In both the time period and the genre, writing mechanics looked much different from the way they do now. An example is Christie's copious use of adverbs. Those atrocious, abolishment-worthy, overused, "shoot on sight"(!!!), "dumping ground" adverbs. (Yes, I know there's a debate. I'm firmly on the pro-adverb side.) In Murder on the Orient Express, Christie ends a word in "ly" 1044 times.** Subtracting words like "reply", and adding those sneaky non-ly adverbs, is probably a wash, so let's say she uses 1044 adverbs in a 137-page book. Removing the six pages of front matter and contents, leaving us at 131, that's approximately 7.97 adverbs per page. I shudder to think of what would happen to Christie at a writing workshop now. Yet... her writing doesn't suffer for it. That might be an interesting blog entry for a writing advice site.

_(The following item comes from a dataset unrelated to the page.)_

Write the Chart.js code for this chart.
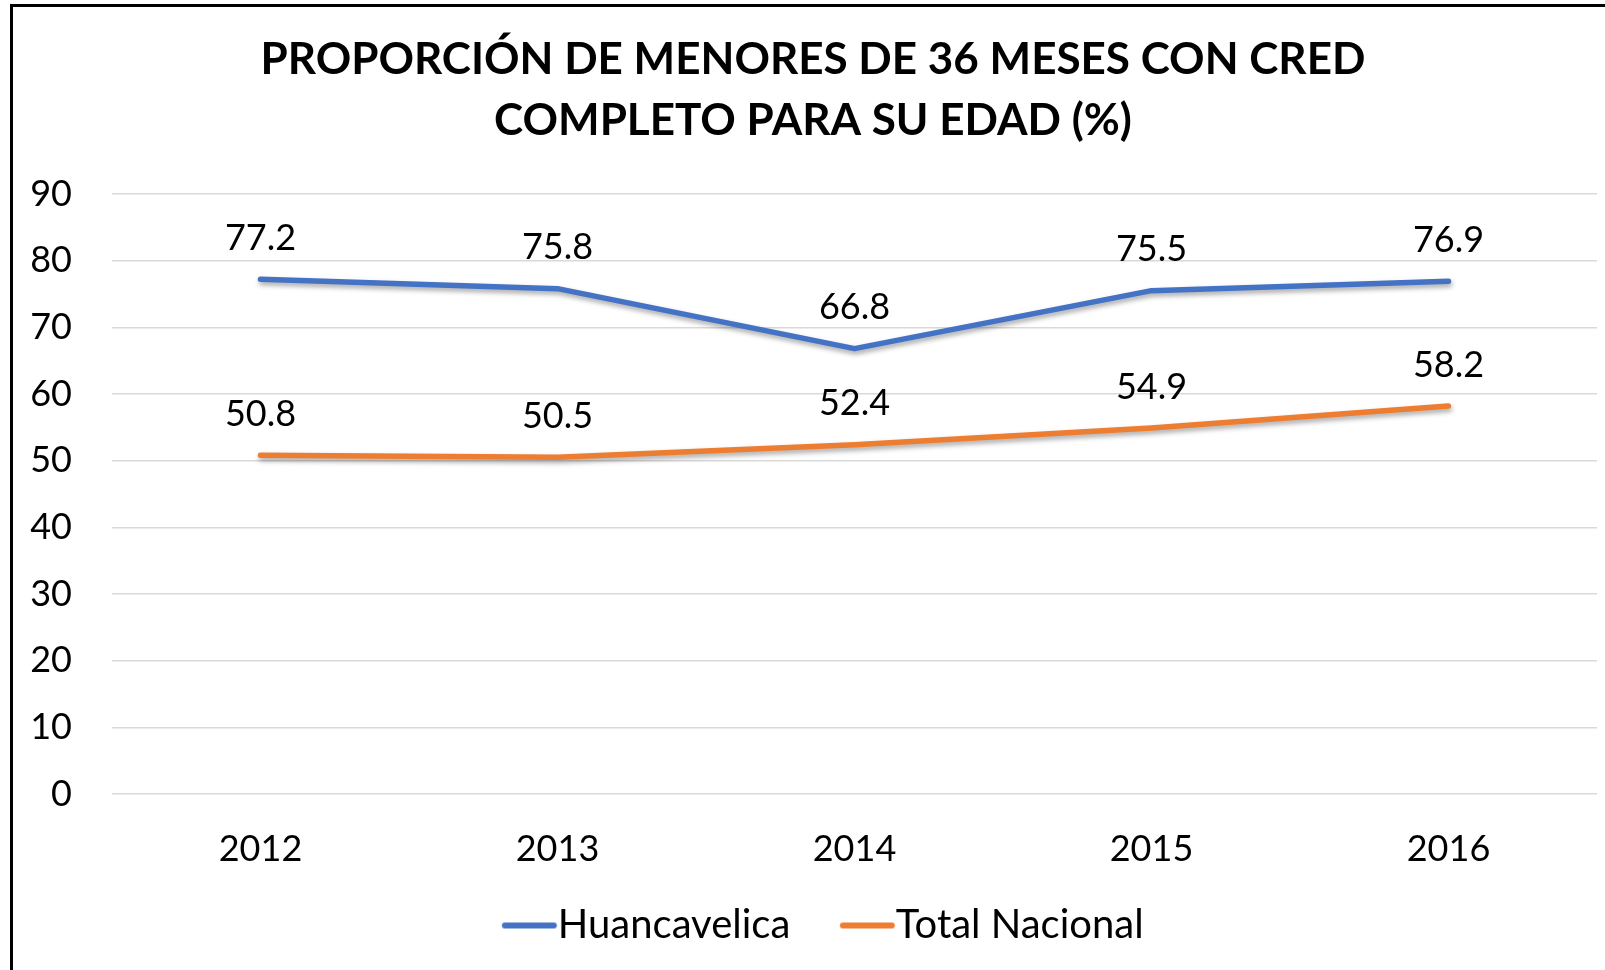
<!DOCTYPE html>
<html>
<head>
<meta charset="utf-8">
<script src="https://cdn.jsdelivr.net/npm/chart.js@4.4.1/dist/chart.umd.min.js"></script>
<style>
  html, body { margin: 0; padding: 0; background: #fff; overflow: hidden; }
  #wrap { position: relative; width: 1605px; height: 970px; }
  #frame { position: absolute; left: 10px; top: 4px; width: 2000px; height: 2000px;
           border-left: 3px solid #000; border-top: 3px solid #000; pointer-events: none; }
  canvas { position: absolute; left: 0; top: 0; }
</style>
</head>
<body>
<div id="wrap">
  <canvas id="c" width="1605" height="970"></canvas>
  <div id="frame"></div>
</div>
<script>
const titleLines = ['PROPORCIÓN DE MENORES DE 36 MESES CON CRED', 'COMPLETO PARA SU EDAD (%)'];
const years = ['2012', '2013', '2014', '2015', '2016'];
const huancavelica = [77.2, 75.8, 66.8, 75.5, 76.9];
const totalNacional = [50.8, 50.5, 52.4, 54.9, 58.2];
const seriesNames = ['Huancavelica', 'Total Nacional'];
const yTicks = [0, 10, 20, 30, 40, 50, 60, 70, 80, 90];

const BLUE = '#4472C4';
const ORANGE = '#ED7D31';
const FONT = 'Lato, "Open Sans", sans-serif';

function legendMarker(color) {
  const c = document.createElement('canvas');
  c.width = 100; c.height = 12;
  const x = c.getContext('2d');
  x.strokeStyle = color; x.lineWidth = 6; x.lineCap = 'round';
  x.beginPath(); x.moveTo(44.75, 6); x.lineTo(93.75, 6); x.stroke();
  return c;
}
const markers = [legendMarker(BLUE), legendMarker(ORANGE)];

const shadowPlugin = {
  id: 'lineShadow',
  beforeDatasetsDraw(chart) {
    const ctx = chart.ctx;
    ctx.save();
    ctx.shadowColor = 'rgba(0,0,0,0.35)';
    ctx.shadowBlur = 5;
    ctx.shadowOffsetX = 1;
    ctx.shadowOffsetY = 3;
  },
  afterDatasetsDraw(chart) {
    chart.ctx.restore();
  }
};

const valueLabels = {
  id: 'valueLabels',
  afterDatasetsDraw(chart) {
    const ctx = chart.ctx;
    ctx.save();
    ctx.font = '36px ' + FONT;
    ctx.fillStyle = '#000';
    ctx.textAlign = 'center';
    ctx.textBaseline = 'middle';
    chart.data.datasets.forEach((ds, di) => {
      const meta = chart.getDatasetMeta(di);
      meta.data.forEach((pt, i) => {
        ctx.fillText(ds.data[i].toFixed(1), pt.x, pt.y - 41);
      });
    });
    ctx.restore();
  }
};

new Chart(document.getElementById('c'), {
  type: 'line',
  data: {
    labels: years,
    datasets: [
      { label: seriesNames[0], data: huancavelica, borderColor: BLUE, backgroundColor: BLUE,
        borderWidth: 5.5, pointRadius: 0, pointHoverRadius: 0, tension: 0,
        borderCapStyle: 'round', borderJoinStyle: 'round' },
      { label: seriesNames[1], data: totalNacional, borderColor: ORANGE, backgroundColor: ORANGE,
        borderWidth: 5.5, pointRadius: 0, pointHoverRadius: 0, tension: 0,
        borderCapStyle: 'round', borderJoinStyle: 'round' }
    ]
  },
  options: {
    responsive: false,
    animation: false,
    devicePixelRatio: 1,
    layout: { padding: { left: 29, right: 8, top: 0, bottom: 14.5 } },
    plugins: {
      tooltip: { enabled: false },
      title: {
        display: true,
        text: titleLines,
        color: '#000',
        font: { family: FONT, size: 44, weight: 'bold', lineHeight: 61 / 44 },
        padding: { top: 29.5, bottom: 42.5 }
      },
      legend: {
        display: true,
        position: 'bottom',
        labels: {
          usePointStyle: true,
          pointStyleWidth: 55.5,
          boxHeight: 12,
          padding: 30,
          color: '#000',
          font: { family: FONT, size: 40 },
          generateLabels(chart) {
            const items = Chart.defaults.plugins.legend.labels.generateLabels(chart);
            items.forEach((it, i) => { it.pointStyle = markers[i]; });
            return items;
          }
        }
      }
    },
    scales: {
      x: {
        offset: true,
        grid: { display: false, drawTicks: false },
        border: { display: false },
        ticks: { color: '#000', font: { family: FONT, size: 36 }, padding: 34 },
        afterFit(s) { s.height = 81.5; }
      },
      y: {
        min: 0,
        max: 90,
        afterBuildTicks(s) { s.ticks = yTicks.map(v => ({ value: v })); },
        grid: { color: '#d9d9d9', lineWidth: 1.5, drawTicks: false },
        border: { display: false },
        ticks: { color: '#000', font: { family: FONT, size: 36 }, padding: 40 },
        afterFit(s) { s.width = 83; }
      }
    }
  },
  plugins: [shadowPlugin, valueLabels]
});
</script>
</body>
</html>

The diagram of the train car is a fun addition. (42) I referred back to it quite a few times while reminding myself who stayed in which room. A zoomed-in diagram showing the inside of a room would have been good too.

NOTE: In my ebook, there is a massive list of Agatha Christie novels "Coming Soon". (2) I felt like I was reading it in 1934, if ebooks had been a thing back then.

FURTHER NOTE: I read Murder on the Orient Express largely on the TTC. Not exactly the Orient Express, but, like Christie's characters, I did experience a train delay.

Ease of Reading: 10
Educational Content: 1

*Improperly handling evidence, (90) harassing witnesses, (79-80) conducting warrantless searches, (89) telling his theory of the case to the entire traincar, (134-136) and - of course - doing all of this apparently unarmed and with no backup. (28)

**Oddly, only one precedes a semicolon: "'Do not distress yourself,' said the latter kindly; 'I cannot see that there has been any negligence on your part.'" (45) All other similar phraseologies place a colon after the offending "ly".